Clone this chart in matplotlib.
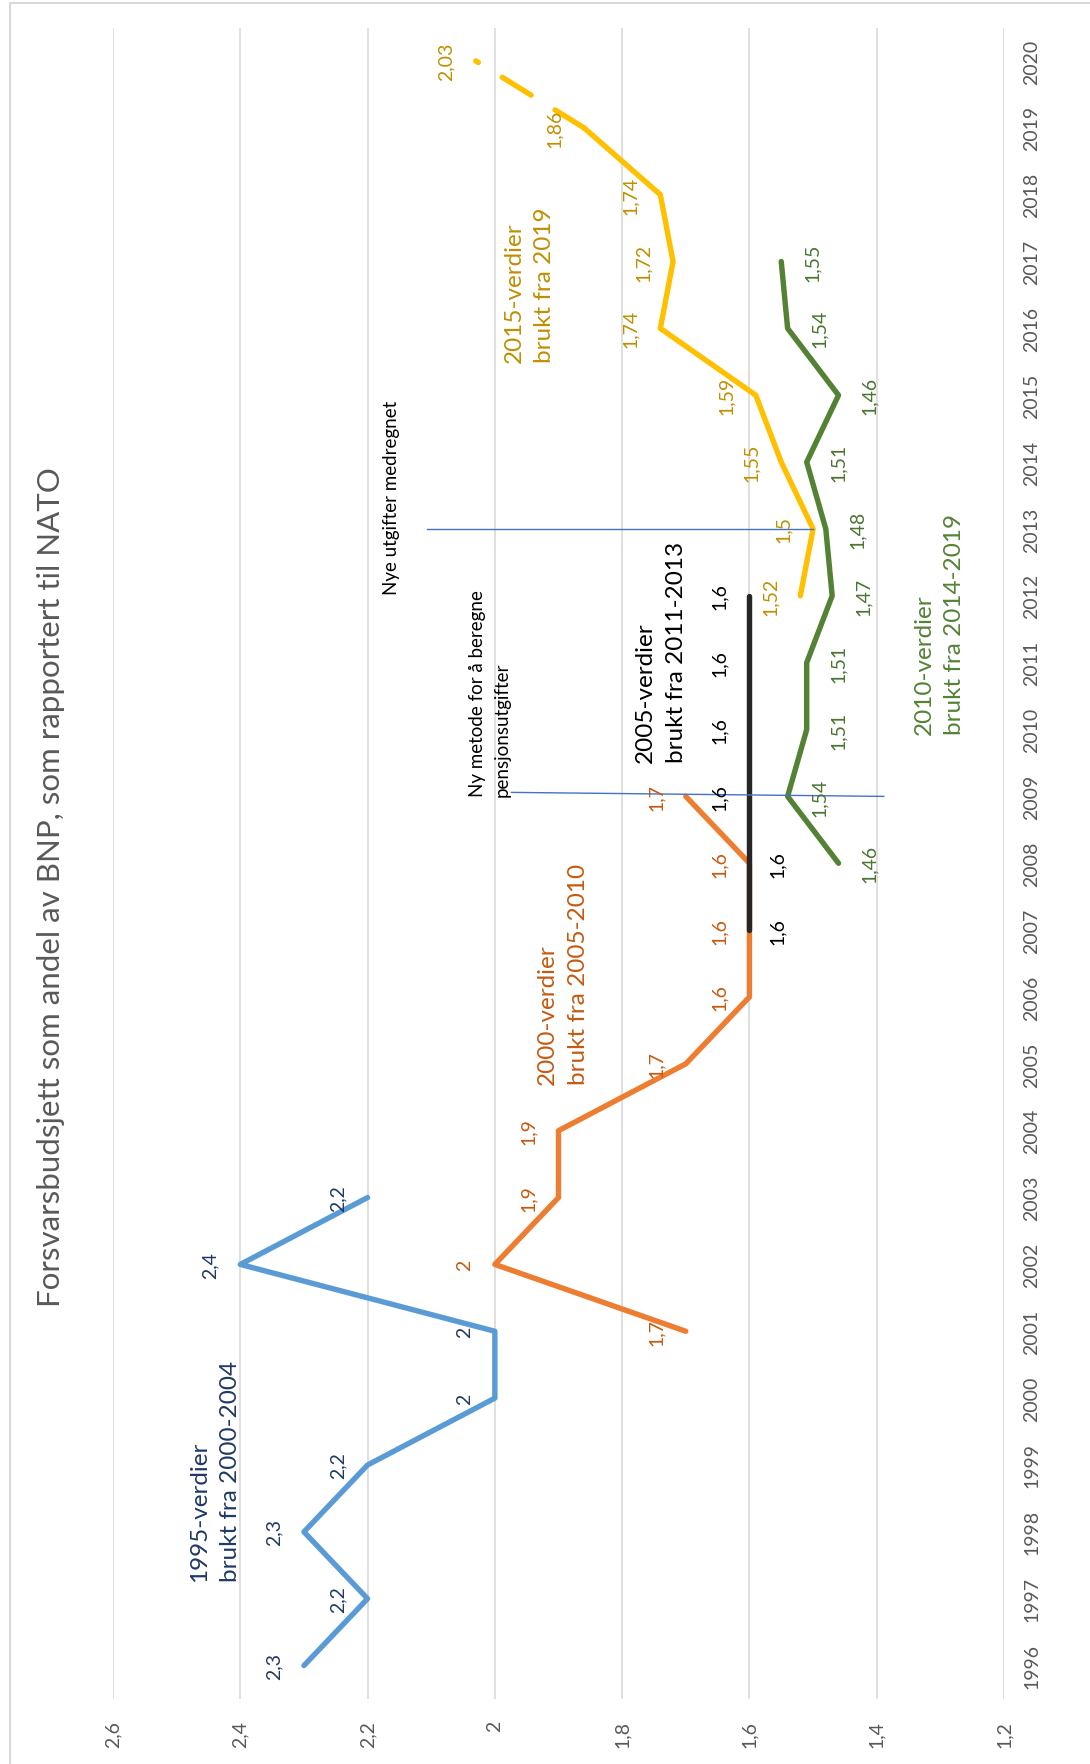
import matplotlib
matplotlib.use("Agg")
import matplotlib.pyplot as plt
from matplotlib.patches import Rectangle

plt.rcParams['font.family'] = ['Lato', 'DejaVu Sans']
plt.rcParams['lines.scale_dashes'] = False

# --- data: forsvarsbudsjett i prosent av BNP ---
years_1995 = [1996, 1997, 1998, 1999, 2000, 2001, 2002, 2003]
vals_1995 = [2.3, 2.2, 2.3, 2.2, 2.0, 2.0, 2.4, 2.2]

years_2000 = [2001, 2002, 2003, 2004, 2005, 2006, 2007, 2008, 2009]
vals_2000 = [1.7, 2.0, 1.9, 1.9, 1.7, 1.6, 1.6, 1.6, 1.7]

years_2005 = [2007, 2008, 2009, 2010, 2011, 2012]
vals_2005 = [1.6, 1.6, 1.6, 1.6, 1.6, 1.6]

years_2010 = [2008, 2009, 2010, 2011, 2012, 2013, 2014, 2015, 2016, 2017]
vals_2010 = [1.46, 1.54, 1.51, 1.51, 1.47, 1.48, 1.51, 1.46, 1.54, 1.55]

years_2015 = [2012, 2013, 2014, 2015, 2016, 2017, 2018, 2019, 2020]
vals_2015 = [1.52, 1.5, 1.55, 1.59, 1.74, 1.72, 1.74, 1.86, 2.03]

year_ticks = list(range(1996, 2021))
value_ticks = [2.6, 2.4, 2.2, 2.0, 1.8, 1.6, 1.4, 1.2]

TITLE = "Forsvarsbudsjett som andel av BNP, som rapportert til NATO"

# farger
C_BLUE, C_BLUE_TXT = '#5B9BD5', '#203864'
C_ORANGE, C_ORANGE_TXT = '#ED7D31', '#C55A11'
C_BLACK = '#262626'
C_GREEN, C_GREEN_TXT = '#548235', '#4A7530'
C_GOLD, C_GOLD_TXT = '#FFC000', '#BF9000'
C_GRID = '#D9D9D9'
C_AXIS_TXT = '#595959'
C_MARK = '#4472C4'

LW = 3.9
LABEL_FS = 14


def fmt(v):
    return f"{v:g}".replace('.', ',')


fig = plt.figure(figsize=(10.9, 17.65), dpi=100)
W, H = 1090, 1765
ax = fig.add_axes([113 / W, 1 - 1700 / H, (1004 - 113) / W, (1700 - 28.5) / H])
ax.set_xlim(2.6, 1.2)
ax.set_ylim(1995.5, 2020.5)

for s in ax.spines.values():
    s.set_visible(False)
for v in value_ticks:
    ax.axvline(v, color=C_GRID, lw=1.2, zorder=0)

ax.set_xticks(value_ticks)
ax.set_xticklabels([fmt(v) for v in value_ticks], rotation=90, va='top',
                   fontsize=LABEL_FS, color=C_AXIS_TXT)
ax.set_yticks(year_ticks)
ax.set_yticklabels([str(y) for y in year_ticks], rotation=90, va='center',
                   fontsize=LABEL_FS, color=C_AXIS_TXT)
ax.yaxis.tick_right()
ax.tick_params(axis='x', length=0, pad=15)
ax.tick_params(axis='y', length=0, pad=14)

line_kw = dict(lw=LW, solid_capstyle='round', solid_joinstyle='round')
ax.plot(vals_1995, years_1995, color=C_BLUE, **line_kw)
ax.plot(vals_2000, years_2000, color=C_ORANGE, **line_kw)
ax.plot(vals_2005, years_2005, color=C_BLACK, **line_kw)
ax.plot(vals_2010, years_2010, color=C_GREEN, **line_kw)
ax.plot(vals_2015[:-1], years_2015[:-1], color=C_GOLD, **line_kw)
# siste segment (2019-2020) stiplet
ax.plot(vals_2015[-2:], years_2015[-2:], color=C_GOLD, lw=LW,
        dashes=[24.5, 20.2], dash_capstyle='round')


def labels(vals, years, color, dx):
    for i, (v, y) in enumerate(zip(vals, years)):
        off = dx[i] if isinstance(dx, list) else dx
        ax.annotate(fmt(v), (v, y), xytext=(off, 0), textcoords='offset points',
                    rotation=90, ha='center', va='center', fontsize=LABEL_FS,
                    color=color)


labels(vals_1995, years_1995, C_BLUE_TXT, -21.5)
labels(vals_2000, years_2000, C_ORANGE_TXT, -21.5)
labels(vals_2005, years_2005, 'black', [20, 20, -22, -22, -22, -22])
labels(vals_2010, years_2010, C_GREEN_TXT, 22.5)
labels(vals_2015, years_2015, C_GOLD_TXT, -21.5)

# markeringslinjer for metodeendringer
ax.plot([2.107, 1.5], [2013, 2013], color=C_MARK, lw=1)
ax.plot([1.974, 1.389], [2009.06, 2009.0], color=C_MARK, lw=1)

note_kw = dict(rotation=90, ha='center', va='bottom', multialignment='left')
big = dict(fontsize=17.5, linespacing=1.55, **note_kw)
small = dict(fontsize=13.5, linespacing=1.6, **note_kw)
ax.text(2.44, 1997.27, "1995-verdier\nbrukt fra 2000-2004",
        color=C_BLUE_TXT, **big)
ax.text(1.893, 2004.70, "2000-verdier\nbrukt fra 2005-2010",
        color=C_ORANGE_TXT, **big)
ax.text(1.739, 2009.51, "2005-verdier\nbrukt fra 2011-2013",
        color='black', **big)
ax.text(1.301, 2009.93, "2010-verdier\nbrukt fra 2014-2019",
        color=C_GREEN, **big)
ax.text(1.946, 2015.49, "2015-verdier\nbrukt fra 2019",
        color=C_GOLD_TXT, **big)
ax.text(2.163, 2012.02, "Nye utgifter medregnet", color='black', **small)
ax.text(2.008, 2009.0, "Ny metode for å beregne\npensjonsutgifter",
        color='black', **small)

fig.text(51 / W, 1 - 887 / H, TITLE, rotation=90, ha='center', va='center',
         fontsize=22.5, color=C_AXIS_TXT)

fig.patches.append(Rectangle((10 / W, -0.01), 1.02, 1 - 4 / H + 0.01,
                             transform=fig.transFigure, fill=False,
                             ec=C_GRID, lw=1.5))

fig.savefig('out.png', dpi=100)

### INSTRUCTIONS TO FOLLOW
Without any pictures, reproduce the lines from the first one in the material through the line that has "vals_1995 = [2.3, 2.2, 2.3, 2.2, 2.0, 2.0, 2.4, 2.2]", exactly as they appear.

### RESULT BELOW
Clone this chart in matplotlib.
import matplotlib
matplotlib.use("Agg")
import matplotlib.pyplot as plt
from matplotlib.patches import Rectangle

plt.rcParams['font.family'] = ['Lato', 'DejaVu Sans']
plt.rcParams['lines.scale_dashes'] = False

# --- data: forsvarsbudsjett i prosent av BNP ---
years_1995 = [1996, 1997, 1998, 1999, 2000, 2001, 2002, 2003]
vals_1995 = [2.3, 2.2, 2.3, 2.2, 2.0, 2.0, 2.4, 2.2]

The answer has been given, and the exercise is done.